Friday, February 15, 2008

Remembraunce

Yesterday in Chaucer class, my students and I discussed Book V of Troilus and Criseyde. I pointed out that the word "remembraunce" is used 8 times in that book and we discussed what it meant and why that might be important. Was it only "memory" or did it have then the connotations it has for us now, of memorial and loss? (It did.) And we talked about the reliance on the "apostrophe" (a direct address to an absent or inanimate addressee) in this book, as well as the appearance of letters to and from Troilus and Criseyde, and the somewhat surprising appearance of the "ubi sunt" motif, that mainstay of Latin and Old English elegiac poetry.
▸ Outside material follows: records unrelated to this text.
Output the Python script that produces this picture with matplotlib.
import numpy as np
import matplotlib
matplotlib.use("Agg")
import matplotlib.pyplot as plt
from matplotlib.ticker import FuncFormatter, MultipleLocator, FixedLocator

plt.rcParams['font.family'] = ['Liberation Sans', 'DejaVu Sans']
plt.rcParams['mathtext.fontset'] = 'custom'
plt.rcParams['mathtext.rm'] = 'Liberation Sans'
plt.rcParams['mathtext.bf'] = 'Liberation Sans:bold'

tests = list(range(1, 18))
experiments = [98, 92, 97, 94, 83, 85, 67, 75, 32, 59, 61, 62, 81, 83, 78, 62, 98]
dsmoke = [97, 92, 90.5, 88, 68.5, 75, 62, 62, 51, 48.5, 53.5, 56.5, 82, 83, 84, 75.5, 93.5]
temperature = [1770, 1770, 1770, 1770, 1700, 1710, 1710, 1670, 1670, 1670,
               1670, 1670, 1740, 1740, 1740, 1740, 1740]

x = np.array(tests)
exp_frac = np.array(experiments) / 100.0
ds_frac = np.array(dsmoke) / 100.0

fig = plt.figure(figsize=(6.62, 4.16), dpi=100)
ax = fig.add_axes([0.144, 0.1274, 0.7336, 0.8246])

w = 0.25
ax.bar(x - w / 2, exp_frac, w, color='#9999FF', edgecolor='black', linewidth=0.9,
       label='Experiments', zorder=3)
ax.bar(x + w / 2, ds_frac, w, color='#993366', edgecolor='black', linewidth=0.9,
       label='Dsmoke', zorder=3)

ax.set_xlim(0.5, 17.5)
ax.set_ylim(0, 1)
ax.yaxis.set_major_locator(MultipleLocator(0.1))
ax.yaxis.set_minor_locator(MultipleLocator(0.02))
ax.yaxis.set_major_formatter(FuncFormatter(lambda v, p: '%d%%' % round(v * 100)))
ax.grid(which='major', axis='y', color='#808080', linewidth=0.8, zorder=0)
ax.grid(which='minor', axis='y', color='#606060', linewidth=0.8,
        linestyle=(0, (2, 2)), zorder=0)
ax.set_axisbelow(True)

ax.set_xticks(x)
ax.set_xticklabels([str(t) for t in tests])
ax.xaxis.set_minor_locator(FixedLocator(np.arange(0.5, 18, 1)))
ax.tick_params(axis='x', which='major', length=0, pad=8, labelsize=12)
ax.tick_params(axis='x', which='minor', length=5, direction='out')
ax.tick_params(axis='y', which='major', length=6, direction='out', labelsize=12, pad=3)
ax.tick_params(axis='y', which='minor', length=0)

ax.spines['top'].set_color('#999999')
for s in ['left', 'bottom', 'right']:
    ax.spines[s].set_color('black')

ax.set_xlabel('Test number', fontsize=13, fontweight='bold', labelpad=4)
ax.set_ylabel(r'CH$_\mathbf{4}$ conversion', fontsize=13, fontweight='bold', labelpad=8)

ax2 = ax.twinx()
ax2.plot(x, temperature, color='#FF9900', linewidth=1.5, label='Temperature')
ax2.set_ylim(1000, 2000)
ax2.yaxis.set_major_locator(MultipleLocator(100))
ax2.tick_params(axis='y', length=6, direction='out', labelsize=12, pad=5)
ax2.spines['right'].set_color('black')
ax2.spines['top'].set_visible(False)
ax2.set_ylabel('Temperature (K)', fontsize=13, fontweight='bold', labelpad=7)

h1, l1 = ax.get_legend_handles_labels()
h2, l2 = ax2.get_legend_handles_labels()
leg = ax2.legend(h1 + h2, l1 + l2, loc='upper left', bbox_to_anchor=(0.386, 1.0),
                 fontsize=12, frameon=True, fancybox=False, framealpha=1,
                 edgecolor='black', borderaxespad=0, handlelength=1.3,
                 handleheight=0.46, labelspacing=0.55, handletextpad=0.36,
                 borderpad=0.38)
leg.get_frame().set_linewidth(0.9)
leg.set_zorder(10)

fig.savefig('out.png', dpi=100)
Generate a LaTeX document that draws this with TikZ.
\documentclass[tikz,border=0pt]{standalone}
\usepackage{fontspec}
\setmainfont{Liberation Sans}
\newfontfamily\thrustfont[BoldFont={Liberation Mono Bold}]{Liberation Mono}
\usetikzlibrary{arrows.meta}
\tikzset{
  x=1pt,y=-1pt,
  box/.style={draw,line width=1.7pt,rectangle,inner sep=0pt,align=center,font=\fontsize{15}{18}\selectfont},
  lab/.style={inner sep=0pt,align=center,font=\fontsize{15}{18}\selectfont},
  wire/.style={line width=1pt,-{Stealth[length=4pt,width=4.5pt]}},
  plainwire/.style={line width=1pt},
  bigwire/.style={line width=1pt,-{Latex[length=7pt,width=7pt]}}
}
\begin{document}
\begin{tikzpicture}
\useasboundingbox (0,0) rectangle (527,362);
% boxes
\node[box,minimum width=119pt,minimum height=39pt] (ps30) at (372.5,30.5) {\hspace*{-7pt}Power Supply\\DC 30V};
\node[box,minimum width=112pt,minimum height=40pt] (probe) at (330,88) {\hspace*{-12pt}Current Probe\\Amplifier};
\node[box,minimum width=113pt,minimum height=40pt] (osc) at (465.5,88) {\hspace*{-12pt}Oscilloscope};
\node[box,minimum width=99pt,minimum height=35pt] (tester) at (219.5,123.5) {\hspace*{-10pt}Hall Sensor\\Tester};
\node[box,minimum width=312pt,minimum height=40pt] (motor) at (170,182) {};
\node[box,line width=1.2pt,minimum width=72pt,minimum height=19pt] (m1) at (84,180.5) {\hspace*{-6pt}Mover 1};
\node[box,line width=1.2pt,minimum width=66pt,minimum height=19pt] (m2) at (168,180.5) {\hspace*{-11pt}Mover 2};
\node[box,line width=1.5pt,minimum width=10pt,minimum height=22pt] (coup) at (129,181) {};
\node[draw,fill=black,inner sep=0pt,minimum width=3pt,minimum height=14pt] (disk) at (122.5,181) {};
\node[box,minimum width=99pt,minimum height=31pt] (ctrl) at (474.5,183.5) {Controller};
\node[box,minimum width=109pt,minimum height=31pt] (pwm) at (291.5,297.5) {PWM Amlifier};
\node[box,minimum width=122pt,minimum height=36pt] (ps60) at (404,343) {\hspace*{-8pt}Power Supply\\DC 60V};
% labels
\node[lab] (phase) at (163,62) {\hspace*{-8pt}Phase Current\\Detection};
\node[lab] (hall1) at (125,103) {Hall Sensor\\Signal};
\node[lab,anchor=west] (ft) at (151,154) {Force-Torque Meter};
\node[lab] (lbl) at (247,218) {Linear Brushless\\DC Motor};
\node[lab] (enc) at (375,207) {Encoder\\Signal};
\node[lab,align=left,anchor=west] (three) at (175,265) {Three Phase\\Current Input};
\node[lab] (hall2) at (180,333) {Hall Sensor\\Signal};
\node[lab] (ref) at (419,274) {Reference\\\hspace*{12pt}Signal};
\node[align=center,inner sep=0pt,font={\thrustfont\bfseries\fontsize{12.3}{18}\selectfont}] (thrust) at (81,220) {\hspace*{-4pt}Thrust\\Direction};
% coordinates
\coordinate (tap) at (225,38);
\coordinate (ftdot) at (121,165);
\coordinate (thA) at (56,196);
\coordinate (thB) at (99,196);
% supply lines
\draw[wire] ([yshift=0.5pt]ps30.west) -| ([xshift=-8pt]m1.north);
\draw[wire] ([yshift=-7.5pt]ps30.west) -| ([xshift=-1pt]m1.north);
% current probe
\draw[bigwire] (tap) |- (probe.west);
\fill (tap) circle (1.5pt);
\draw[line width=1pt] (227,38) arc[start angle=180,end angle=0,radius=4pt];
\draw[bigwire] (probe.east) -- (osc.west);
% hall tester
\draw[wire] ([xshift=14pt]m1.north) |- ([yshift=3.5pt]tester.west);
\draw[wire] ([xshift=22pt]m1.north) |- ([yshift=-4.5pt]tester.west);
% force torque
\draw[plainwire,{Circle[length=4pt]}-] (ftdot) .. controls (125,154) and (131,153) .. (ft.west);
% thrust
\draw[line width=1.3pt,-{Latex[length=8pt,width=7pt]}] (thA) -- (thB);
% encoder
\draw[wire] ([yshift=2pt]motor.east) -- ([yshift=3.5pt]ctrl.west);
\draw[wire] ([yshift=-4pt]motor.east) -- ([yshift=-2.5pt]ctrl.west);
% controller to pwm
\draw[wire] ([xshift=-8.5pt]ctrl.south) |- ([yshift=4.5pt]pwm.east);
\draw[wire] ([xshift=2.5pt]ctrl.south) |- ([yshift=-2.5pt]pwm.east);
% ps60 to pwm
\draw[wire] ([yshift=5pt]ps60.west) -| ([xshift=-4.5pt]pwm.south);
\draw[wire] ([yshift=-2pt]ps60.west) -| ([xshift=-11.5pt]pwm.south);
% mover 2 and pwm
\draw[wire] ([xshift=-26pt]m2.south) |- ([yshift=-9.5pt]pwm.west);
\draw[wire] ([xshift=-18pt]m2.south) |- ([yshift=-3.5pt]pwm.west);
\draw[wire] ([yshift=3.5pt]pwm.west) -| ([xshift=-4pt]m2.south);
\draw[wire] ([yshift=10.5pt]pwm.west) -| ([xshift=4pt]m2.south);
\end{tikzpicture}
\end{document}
We put this all together and pondered whether this wasn't primarily a love story after all, if maybe Chaucer had used the love story as a vehicle for getting at the inevitability of death, loss, and mourning.
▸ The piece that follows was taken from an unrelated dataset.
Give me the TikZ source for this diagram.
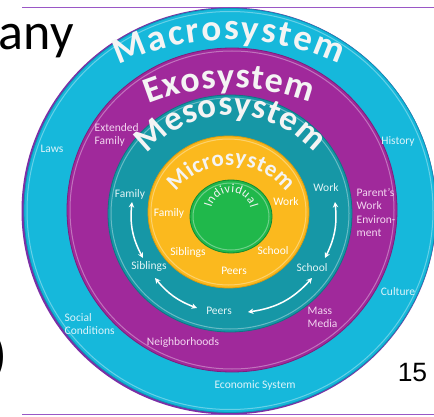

It all seemed rather depressing and inappropriate for Valentine's day. But unfortunately death and "remembraunce" was a truly and terribly appropriate theme for a university classroom in the midwest on Valentine's Day 2008.

My heart goes out to the students, faculty, and staff of Northern Illinois University, and their families, particularly to those who now have the responsibility of remembrance for the 6 students and the gunman who are all now dead.